══ GIVEN DATA ══

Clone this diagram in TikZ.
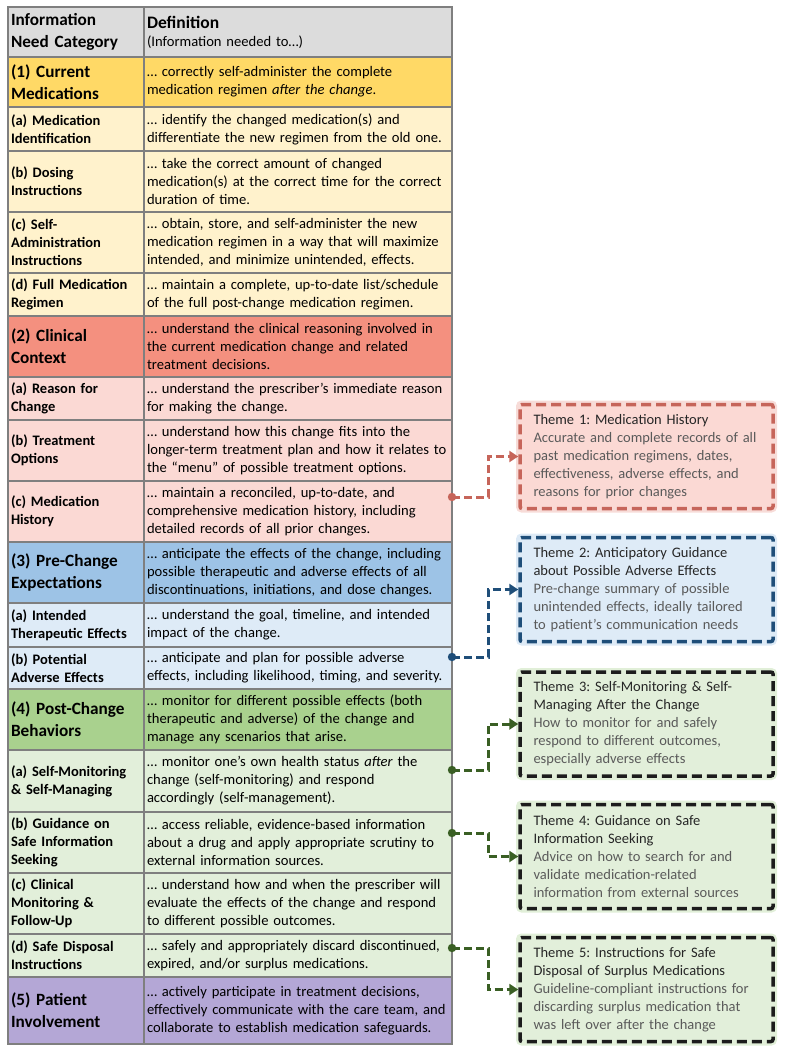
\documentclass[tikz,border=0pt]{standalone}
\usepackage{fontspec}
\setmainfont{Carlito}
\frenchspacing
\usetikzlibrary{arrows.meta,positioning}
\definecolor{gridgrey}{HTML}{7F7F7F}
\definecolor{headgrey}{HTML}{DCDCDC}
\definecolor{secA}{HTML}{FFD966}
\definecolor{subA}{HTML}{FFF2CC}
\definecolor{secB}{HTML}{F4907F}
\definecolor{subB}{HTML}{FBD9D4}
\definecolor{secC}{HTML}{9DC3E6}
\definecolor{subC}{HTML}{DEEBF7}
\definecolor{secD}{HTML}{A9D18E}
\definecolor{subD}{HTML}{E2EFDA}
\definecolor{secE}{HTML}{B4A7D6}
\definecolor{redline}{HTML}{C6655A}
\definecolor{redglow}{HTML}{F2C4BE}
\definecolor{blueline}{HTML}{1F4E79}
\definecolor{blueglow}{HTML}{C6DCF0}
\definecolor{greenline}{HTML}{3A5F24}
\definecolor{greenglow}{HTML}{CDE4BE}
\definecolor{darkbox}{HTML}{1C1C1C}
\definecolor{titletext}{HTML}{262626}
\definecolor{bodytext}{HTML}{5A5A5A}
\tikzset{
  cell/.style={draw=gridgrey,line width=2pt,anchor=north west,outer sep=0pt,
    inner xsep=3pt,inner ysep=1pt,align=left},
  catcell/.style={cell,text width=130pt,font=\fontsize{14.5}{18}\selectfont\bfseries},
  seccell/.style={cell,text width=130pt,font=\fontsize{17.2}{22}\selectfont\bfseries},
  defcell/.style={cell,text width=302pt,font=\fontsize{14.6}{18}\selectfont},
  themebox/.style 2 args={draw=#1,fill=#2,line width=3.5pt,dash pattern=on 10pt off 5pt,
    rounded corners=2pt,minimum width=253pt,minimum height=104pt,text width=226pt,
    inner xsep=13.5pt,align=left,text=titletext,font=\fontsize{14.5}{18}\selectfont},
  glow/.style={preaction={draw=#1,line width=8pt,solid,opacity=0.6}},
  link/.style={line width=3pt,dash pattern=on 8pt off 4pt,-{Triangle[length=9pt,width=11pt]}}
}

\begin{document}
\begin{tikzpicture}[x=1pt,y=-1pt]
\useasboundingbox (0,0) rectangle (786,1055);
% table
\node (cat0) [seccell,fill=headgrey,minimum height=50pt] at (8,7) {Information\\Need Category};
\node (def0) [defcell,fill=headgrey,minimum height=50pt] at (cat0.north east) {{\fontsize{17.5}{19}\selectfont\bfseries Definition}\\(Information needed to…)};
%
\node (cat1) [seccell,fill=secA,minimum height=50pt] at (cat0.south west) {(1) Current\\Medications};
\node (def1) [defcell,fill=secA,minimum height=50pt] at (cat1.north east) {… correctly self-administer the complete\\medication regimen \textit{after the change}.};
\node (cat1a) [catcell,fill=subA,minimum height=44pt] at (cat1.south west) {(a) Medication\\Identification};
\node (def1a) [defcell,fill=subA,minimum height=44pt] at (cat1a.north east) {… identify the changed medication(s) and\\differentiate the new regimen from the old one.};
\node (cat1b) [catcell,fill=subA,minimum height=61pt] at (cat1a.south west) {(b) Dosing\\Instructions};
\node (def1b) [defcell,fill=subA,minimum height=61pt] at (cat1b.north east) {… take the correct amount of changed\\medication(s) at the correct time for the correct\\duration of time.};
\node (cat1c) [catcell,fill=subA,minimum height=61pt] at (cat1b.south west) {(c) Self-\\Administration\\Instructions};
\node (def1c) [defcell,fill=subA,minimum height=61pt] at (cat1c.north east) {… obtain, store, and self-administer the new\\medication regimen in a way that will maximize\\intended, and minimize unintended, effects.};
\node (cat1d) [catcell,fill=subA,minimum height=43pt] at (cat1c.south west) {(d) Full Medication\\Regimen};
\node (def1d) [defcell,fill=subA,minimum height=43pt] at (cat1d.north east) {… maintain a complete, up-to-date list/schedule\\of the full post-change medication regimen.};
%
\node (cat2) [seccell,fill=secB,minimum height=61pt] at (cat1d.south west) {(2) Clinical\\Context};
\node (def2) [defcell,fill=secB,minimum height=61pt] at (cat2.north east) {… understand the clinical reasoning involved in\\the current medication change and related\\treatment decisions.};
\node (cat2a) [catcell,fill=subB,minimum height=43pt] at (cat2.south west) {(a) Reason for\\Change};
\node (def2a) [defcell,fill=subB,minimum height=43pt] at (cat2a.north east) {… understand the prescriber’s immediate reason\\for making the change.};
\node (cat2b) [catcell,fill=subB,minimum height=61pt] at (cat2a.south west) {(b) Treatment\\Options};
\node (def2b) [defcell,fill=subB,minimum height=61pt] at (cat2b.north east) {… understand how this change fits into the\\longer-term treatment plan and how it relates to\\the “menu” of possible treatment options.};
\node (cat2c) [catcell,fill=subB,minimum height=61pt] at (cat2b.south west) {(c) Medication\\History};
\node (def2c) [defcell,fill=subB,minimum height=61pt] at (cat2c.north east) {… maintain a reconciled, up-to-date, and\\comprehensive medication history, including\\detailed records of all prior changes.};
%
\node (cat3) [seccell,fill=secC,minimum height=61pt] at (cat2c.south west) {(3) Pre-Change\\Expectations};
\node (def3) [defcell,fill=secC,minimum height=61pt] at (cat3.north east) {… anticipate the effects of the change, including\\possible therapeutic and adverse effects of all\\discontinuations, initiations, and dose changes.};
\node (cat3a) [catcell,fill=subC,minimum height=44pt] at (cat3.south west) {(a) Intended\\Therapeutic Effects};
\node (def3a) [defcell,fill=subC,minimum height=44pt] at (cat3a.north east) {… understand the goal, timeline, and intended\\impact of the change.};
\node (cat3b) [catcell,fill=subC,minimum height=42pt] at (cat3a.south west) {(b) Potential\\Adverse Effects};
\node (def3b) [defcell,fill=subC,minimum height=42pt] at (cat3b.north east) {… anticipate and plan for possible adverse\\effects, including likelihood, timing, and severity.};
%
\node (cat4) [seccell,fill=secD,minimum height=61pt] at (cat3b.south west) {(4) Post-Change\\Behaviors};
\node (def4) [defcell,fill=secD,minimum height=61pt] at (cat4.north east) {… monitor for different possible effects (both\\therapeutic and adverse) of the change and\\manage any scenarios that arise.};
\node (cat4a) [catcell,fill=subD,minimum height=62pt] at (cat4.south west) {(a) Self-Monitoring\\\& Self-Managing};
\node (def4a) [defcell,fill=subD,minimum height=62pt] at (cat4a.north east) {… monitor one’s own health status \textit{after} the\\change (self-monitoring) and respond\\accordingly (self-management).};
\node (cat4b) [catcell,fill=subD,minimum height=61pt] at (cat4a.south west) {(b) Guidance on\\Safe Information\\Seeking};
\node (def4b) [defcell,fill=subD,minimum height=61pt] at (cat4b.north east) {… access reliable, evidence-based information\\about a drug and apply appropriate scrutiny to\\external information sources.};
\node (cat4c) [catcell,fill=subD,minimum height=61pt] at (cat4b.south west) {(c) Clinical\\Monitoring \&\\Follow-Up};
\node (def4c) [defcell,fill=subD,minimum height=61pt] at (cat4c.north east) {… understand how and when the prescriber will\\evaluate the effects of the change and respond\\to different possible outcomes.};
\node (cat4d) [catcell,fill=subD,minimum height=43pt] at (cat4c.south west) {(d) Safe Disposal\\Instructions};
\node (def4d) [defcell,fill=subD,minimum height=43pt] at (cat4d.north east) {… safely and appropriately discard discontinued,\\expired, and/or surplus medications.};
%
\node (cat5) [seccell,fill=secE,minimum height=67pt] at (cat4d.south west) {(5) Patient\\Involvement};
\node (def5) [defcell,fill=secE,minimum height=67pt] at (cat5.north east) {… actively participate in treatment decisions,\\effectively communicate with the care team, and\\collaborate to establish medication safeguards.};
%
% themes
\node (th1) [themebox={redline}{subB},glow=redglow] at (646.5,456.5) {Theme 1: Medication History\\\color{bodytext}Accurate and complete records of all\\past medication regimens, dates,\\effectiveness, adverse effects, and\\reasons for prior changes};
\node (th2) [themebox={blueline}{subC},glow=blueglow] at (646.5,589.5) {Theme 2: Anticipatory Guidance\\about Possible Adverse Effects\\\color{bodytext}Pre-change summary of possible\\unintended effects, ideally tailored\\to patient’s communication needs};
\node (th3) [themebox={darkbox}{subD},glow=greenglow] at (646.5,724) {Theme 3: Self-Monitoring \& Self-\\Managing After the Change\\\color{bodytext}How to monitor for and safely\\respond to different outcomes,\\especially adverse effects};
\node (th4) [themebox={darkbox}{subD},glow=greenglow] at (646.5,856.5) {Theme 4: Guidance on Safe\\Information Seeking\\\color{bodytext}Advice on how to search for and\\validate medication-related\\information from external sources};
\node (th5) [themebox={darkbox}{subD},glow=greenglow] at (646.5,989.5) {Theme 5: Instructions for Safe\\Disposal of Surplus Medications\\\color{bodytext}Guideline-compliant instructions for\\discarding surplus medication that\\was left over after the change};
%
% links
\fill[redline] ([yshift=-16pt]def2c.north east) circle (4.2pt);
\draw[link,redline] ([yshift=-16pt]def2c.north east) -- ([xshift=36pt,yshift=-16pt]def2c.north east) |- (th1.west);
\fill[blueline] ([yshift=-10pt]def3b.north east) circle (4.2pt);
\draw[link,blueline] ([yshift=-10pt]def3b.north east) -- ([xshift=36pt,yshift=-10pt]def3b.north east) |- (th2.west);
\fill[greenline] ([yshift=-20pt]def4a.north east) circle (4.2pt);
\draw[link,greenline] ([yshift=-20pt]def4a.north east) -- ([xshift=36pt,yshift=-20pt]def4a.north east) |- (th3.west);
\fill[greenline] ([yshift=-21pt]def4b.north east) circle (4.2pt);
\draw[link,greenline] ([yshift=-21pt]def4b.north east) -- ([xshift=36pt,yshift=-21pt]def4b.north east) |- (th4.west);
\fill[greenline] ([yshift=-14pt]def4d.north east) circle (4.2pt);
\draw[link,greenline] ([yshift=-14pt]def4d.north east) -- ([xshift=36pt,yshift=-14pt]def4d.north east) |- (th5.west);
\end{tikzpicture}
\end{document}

═══

Only lines that contain the word "this" are wanted; copy each of them.

Clone this diagram in TikZ.
\node (def2b) [defcell,fill=subB,minimum height=61pt] at (cat2b.north east) {… understand how this change fits into the\\longer-term treatment plan and how it relates to\\the “menu” of possible treatment options.};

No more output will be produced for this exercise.